▸ **ITEMS**
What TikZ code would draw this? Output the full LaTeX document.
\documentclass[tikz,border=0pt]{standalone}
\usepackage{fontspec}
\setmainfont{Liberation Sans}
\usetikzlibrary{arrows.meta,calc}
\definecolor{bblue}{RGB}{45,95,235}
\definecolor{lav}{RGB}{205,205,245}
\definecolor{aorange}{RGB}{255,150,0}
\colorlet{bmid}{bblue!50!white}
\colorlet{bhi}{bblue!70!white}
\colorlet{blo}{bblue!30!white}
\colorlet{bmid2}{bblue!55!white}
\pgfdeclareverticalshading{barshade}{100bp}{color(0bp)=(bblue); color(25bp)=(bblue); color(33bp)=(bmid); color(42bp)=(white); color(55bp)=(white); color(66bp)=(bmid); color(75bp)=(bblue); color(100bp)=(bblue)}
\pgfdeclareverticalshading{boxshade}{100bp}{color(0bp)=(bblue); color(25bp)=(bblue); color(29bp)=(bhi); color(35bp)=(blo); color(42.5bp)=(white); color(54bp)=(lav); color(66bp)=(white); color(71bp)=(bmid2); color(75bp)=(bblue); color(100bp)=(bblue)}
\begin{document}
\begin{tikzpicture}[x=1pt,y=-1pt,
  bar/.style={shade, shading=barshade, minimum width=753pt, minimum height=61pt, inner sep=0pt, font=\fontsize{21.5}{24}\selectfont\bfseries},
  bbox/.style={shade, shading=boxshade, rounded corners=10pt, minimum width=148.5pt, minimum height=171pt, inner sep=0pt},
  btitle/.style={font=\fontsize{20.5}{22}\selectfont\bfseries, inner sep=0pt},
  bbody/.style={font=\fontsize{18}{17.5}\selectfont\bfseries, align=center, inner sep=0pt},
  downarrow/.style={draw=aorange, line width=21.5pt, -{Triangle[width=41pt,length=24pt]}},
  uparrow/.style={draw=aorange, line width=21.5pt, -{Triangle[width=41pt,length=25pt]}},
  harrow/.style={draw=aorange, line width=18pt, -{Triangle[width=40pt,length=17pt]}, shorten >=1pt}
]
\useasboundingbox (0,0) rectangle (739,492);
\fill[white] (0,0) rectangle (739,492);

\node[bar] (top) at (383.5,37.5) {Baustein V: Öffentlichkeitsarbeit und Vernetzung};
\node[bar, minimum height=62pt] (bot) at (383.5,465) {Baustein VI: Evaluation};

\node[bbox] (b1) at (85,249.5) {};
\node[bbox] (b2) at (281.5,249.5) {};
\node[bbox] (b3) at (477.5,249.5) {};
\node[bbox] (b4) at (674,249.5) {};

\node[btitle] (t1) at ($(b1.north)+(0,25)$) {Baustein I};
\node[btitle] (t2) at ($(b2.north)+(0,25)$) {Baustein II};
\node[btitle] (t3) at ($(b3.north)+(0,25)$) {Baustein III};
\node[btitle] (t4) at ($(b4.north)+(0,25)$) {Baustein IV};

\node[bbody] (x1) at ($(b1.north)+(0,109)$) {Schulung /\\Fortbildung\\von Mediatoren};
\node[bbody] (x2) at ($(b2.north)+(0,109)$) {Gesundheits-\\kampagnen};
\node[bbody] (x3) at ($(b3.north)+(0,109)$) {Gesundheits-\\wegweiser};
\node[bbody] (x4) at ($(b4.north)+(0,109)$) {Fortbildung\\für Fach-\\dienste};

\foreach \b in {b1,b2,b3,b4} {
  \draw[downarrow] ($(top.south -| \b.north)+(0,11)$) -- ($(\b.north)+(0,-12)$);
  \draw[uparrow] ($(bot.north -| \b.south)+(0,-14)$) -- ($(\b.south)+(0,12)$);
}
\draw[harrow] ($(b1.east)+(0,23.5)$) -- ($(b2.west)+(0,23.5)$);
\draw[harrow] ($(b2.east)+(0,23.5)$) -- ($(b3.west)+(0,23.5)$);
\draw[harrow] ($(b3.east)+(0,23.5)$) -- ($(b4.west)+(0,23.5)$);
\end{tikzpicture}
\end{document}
...
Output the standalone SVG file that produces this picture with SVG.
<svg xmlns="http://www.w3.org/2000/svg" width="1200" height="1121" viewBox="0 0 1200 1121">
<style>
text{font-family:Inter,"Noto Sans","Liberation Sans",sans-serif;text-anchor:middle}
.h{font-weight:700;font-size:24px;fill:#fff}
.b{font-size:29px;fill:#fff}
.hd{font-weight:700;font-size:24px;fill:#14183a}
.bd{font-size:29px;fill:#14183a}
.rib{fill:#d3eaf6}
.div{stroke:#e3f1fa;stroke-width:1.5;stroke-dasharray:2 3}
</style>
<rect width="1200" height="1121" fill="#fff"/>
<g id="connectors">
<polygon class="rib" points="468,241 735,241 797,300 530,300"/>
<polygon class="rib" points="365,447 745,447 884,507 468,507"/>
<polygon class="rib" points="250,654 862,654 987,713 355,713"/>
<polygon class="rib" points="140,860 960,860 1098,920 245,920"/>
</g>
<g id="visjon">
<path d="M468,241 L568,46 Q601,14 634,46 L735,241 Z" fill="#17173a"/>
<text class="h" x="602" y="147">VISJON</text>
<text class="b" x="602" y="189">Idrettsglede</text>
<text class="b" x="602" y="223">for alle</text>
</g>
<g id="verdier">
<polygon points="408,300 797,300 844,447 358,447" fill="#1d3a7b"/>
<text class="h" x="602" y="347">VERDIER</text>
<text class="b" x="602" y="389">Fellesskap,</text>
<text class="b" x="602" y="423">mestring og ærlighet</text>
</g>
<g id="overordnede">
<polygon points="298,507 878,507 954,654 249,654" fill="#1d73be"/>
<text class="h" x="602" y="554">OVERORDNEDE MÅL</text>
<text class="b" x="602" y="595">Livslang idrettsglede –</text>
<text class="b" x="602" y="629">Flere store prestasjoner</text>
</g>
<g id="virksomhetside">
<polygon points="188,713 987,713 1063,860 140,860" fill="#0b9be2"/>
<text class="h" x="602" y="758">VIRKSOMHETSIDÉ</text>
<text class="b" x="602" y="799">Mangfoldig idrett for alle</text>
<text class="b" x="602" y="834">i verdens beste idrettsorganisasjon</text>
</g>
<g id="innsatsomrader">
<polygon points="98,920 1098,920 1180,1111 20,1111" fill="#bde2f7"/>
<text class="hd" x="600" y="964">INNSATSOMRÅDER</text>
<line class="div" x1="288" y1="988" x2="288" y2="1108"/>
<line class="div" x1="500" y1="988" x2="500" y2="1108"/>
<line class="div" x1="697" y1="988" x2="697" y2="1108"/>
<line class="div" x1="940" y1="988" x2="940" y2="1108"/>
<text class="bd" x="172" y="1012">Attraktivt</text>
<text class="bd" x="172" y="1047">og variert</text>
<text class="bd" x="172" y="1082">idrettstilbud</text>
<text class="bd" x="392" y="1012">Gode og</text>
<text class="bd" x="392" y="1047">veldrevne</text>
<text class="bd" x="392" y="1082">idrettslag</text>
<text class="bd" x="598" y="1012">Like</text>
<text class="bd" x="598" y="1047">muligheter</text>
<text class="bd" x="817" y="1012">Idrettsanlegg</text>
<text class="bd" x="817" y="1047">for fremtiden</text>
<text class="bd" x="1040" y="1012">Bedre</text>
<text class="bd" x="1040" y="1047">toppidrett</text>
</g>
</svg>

▸ **YOUR GOAL**
Scan the lines for the string "this". Pick out every line that has it.

▸ **OUTPUT OF THE EXERCISE**
What TikZ code would draw this? Output the full LaTeX document.
Output the standalone SVG file that produces this picture with SVG.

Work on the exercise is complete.